PROVIDED DATA:
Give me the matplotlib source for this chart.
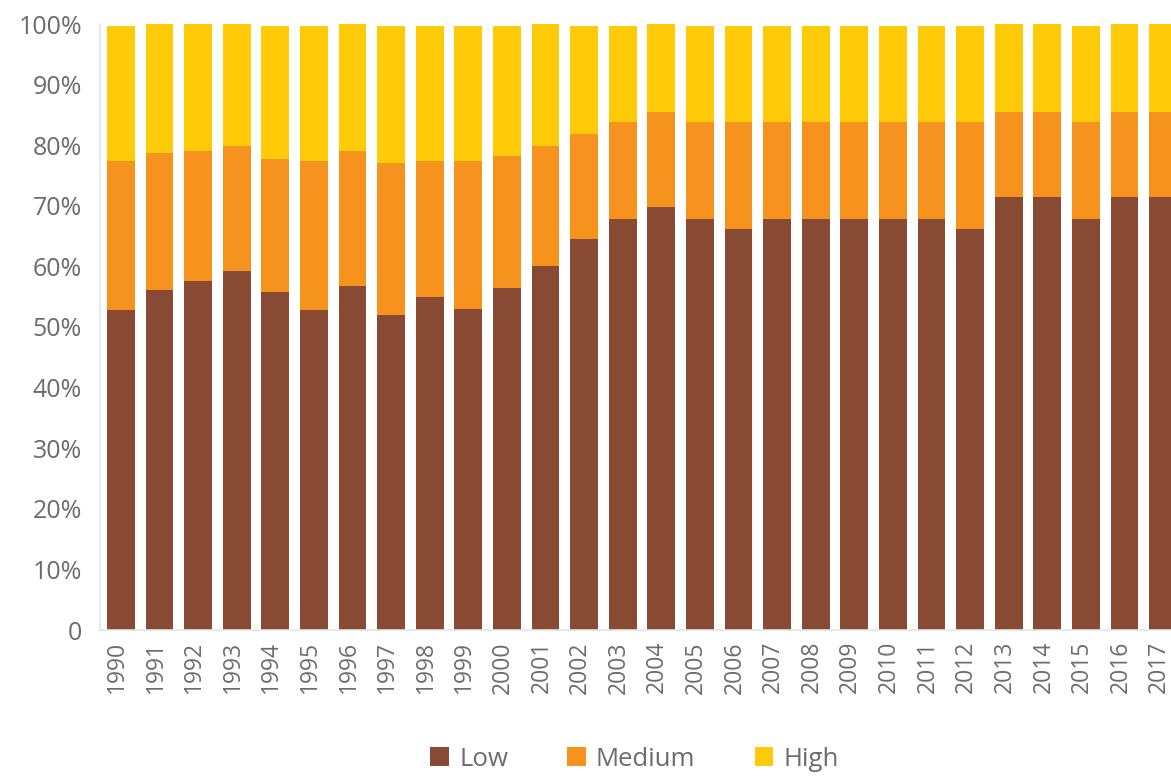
...
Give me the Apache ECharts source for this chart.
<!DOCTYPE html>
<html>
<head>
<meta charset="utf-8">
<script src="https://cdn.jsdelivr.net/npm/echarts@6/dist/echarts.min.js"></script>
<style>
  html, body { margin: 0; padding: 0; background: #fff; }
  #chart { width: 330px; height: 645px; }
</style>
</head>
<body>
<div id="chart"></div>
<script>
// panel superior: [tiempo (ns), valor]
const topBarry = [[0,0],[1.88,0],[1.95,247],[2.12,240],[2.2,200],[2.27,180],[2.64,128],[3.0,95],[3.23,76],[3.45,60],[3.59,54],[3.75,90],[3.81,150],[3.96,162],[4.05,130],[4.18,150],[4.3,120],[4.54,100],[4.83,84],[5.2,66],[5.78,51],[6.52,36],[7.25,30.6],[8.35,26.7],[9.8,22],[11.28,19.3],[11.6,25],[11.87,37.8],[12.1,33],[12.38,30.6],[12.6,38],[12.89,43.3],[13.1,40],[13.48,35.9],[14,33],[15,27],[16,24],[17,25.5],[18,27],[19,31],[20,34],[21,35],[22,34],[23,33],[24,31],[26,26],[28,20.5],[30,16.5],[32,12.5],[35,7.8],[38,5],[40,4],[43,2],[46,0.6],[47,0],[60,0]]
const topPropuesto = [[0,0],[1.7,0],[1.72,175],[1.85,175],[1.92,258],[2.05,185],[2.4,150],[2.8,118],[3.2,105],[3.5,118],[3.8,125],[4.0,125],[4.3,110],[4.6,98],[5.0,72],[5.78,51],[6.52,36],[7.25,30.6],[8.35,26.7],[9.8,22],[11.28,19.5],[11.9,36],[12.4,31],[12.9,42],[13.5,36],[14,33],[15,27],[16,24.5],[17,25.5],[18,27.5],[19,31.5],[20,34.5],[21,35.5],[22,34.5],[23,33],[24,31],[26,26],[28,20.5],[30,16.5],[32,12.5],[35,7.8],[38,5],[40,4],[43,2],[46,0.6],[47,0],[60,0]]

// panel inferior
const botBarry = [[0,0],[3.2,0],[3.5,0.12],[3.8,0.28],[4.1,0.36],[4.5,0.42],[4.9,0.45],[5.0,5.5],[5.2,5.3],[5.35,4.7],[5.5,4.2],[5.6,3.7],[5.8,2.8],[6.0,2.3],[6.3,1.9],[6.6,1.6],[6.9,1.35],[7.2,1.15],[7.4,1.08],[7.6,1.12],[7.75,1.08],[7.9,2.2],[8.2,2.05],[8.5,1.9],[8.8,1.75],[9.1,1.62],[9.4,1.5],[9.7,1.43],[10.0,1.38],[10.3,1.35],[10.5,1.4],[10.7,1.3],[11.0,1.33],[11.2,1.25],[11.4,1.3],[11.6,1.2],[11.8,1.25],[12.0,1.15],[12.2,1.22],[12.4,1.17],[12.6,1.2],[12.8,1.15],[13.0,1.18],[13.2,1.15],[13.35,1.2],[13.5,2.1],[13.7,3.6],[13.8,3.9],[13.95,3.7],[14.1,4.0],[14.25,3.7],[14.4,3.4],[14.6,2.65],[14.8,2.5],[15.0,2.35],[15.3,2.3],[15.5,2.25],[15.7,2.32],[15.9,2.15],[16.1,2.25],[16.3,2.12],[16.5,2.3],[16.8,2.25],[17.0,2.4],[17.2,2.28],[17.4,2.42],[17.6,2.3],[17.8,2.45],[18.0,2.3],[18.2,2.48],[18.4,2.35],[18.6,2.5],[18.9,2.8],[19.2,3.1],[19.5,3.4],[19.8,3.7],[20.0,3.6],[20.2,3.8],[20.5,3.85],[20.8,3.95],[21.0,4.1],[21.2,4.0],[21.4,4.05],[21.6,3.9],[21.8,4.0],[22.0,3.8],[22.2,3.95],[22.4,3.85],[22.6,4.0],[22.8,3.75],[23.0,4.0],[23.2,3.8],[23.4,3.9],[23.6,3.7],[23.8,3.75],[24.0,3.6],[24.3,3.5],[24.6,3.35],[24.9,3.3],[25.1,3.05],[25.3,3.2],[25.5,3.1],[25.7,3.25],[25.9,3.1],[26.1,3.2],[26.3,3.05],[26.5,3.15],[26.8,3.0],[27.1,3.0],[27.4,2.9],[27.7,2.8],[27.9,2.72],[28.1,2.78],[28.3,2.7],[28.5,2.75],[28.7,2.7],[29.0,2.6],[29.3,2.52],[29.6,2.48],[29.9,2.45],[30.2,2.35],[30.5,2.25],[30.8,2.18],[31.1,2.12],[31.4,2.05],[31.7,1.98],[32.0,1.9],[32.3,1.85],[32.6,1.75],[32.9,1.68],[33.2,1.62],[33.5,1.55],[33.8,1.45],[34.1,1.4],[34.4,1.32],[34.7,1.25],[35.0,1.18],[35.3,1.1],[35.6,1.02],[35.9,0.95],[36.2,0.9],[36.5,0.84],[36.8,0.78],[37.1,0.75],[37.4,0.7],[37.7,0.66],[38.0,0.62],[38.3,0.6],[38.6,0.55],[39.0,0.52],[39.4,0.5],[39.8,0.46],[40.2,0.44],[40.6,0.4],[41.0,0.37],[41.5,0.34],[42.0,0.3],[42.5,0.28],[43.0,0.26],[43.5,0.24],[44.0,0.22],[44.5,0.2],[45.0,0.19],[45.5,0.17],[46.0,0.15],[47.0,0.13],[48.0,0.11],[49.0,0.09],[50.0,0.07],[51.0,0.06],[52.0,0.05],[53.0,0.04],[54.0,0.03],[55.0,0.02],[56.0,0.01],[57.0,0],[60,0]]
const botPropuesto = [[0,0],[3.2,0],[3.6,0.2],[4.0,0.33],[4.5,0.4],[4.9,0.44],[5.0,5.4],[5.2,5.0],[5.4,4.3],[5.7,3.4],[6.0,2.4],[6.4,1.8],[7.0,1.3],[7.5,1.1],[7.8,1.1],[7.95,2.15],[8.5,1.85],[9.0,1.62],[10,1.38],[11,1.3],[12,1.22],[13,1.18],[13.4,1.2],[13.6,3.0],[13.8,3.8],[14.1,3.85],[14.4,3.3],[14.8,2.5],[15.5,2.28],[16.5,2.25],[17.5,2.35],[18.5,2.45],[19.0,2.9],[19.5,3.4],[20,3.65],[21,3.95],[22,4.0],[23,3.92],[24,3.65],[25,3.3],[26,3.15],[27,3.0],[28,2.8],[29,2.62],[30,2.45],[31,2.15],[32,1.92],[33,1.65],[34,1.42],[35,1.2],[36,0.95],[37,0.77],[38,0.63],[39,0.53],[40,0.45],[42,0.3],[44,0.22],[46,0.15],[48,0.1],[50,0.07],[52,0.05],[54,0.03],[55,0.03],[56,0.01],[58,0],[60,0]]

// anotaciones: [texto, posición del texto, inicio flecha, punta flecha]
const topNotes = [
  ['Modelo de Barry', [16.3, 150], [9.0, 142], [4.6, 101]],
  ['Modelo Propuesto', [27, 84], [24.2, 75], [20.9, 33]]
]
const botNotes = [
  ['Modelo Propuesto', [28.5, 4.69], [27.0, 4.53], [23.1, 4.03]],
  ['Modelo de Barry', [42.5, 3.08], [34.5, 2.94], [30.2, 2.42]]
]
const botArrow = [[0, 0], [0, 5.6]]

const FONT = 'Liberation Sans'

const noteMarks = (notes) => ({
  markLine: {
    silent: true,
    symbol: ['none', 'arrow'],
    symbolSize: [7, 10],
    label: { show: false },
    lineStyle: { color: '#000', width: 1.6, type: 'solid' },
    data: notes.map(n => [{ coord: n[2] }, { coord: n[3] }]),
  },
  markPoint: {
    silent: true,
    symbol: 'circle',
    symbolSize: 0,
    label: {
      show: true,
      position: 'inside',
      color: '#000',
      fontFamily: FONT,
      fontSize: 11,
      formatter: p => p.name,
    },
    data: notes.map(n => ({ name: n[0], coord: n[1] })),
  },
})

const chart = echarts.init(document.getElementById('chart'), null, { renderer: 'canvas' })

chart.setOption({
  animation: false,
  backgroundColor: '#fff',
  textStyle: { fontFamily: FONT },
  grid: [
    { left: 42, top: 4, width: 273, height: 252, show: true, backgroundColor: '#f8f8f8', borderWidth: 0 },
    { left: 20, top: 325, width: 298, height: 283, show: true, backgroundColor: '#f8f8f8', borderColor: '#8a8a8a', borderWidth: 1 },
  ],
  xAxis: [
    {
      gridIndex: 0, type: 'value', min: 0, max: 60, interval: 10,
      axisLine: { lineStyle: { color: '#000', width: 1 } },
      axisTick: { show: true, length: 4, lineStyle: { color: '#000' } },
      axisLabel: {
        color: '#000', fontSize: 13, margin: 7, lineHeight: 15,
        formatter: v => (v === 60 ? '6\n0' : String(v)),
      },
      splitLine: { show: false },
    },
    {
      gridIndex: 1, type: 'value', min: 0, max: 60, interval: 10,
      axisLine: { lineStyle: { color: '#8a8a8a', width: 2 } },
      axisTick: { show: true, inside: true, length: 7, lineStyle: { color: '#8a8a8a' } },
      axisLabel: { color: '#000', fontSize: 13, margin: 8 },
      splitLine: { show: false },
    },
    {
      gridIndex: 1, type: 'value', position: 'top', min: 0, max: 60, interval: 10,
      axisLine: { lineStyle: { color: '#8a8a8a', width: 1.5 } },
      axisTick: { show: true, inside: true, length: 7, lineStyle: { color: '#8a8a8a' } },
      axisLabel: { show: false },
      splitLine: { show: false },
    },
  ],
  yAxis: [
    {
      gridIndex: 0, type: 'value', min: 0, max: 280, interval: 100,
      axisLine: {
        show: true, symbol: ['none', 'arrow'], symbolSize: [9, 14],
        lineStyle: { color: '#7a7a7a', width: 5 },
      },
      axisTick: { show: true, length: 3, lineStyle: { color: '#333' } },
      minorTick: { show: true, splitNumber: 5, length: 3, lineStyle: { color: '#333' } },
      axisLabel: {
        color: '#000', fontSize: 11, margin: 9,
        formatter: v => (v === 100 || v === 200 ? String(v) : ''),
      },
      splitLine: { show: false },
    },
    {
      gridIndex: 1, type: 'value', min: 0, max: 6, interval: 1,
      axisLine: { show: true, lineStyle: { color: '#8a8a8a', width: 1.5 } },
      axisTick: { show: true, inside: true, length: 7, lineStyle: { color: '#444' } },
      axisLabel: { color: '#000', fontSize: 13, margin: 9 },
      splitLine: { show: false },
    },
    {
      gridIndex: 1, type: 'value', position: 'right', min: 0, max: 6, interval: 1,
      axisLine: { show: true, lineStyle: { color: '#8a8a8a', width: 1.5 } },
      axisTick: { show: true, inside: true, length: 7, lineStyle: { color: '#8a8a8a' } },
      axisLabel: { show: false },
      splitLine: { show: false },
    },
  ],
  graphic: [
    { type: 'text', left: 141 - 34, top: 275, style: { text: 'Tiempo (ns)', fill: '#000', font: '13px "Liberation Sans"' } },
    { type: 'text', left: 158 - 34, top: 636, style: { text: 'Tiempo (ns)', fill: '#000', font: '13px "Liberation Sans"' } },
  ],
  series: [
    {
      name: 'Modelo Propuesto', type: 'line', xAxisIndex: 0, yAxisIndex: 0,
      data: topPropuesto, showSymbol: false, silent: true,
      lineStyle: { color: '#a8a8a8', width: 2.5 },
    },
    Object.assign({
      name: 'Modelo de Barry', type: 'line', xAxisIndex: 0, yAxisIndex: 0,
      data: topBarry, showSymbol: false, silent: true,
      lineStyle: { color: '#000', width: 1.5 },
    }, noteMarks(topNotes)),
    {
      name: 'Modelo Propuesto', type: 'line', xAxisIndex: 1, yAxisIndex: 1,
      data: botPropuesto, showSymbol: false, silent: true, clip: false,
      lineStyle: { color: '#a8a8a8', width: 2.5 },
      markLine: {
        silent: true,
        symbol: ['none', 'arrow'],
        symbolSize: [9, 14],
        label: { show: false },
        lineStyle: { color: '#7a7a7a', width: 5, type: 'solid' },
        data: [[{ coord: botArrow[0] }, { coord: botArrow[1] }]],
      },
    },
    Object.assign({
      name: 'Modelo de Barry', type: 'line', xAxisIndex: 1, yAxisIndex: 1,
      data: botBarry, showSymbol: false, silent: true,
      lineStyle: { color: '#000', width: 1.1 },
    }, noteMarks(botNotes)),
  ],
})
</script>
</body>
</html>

TO DO: In the listing, find every line containing the word "Give" and list it.

ANSWER TO THE EXERCISE:
Give me the matplotlib source for this chart.
Give me the Apache ECharts source for this chart.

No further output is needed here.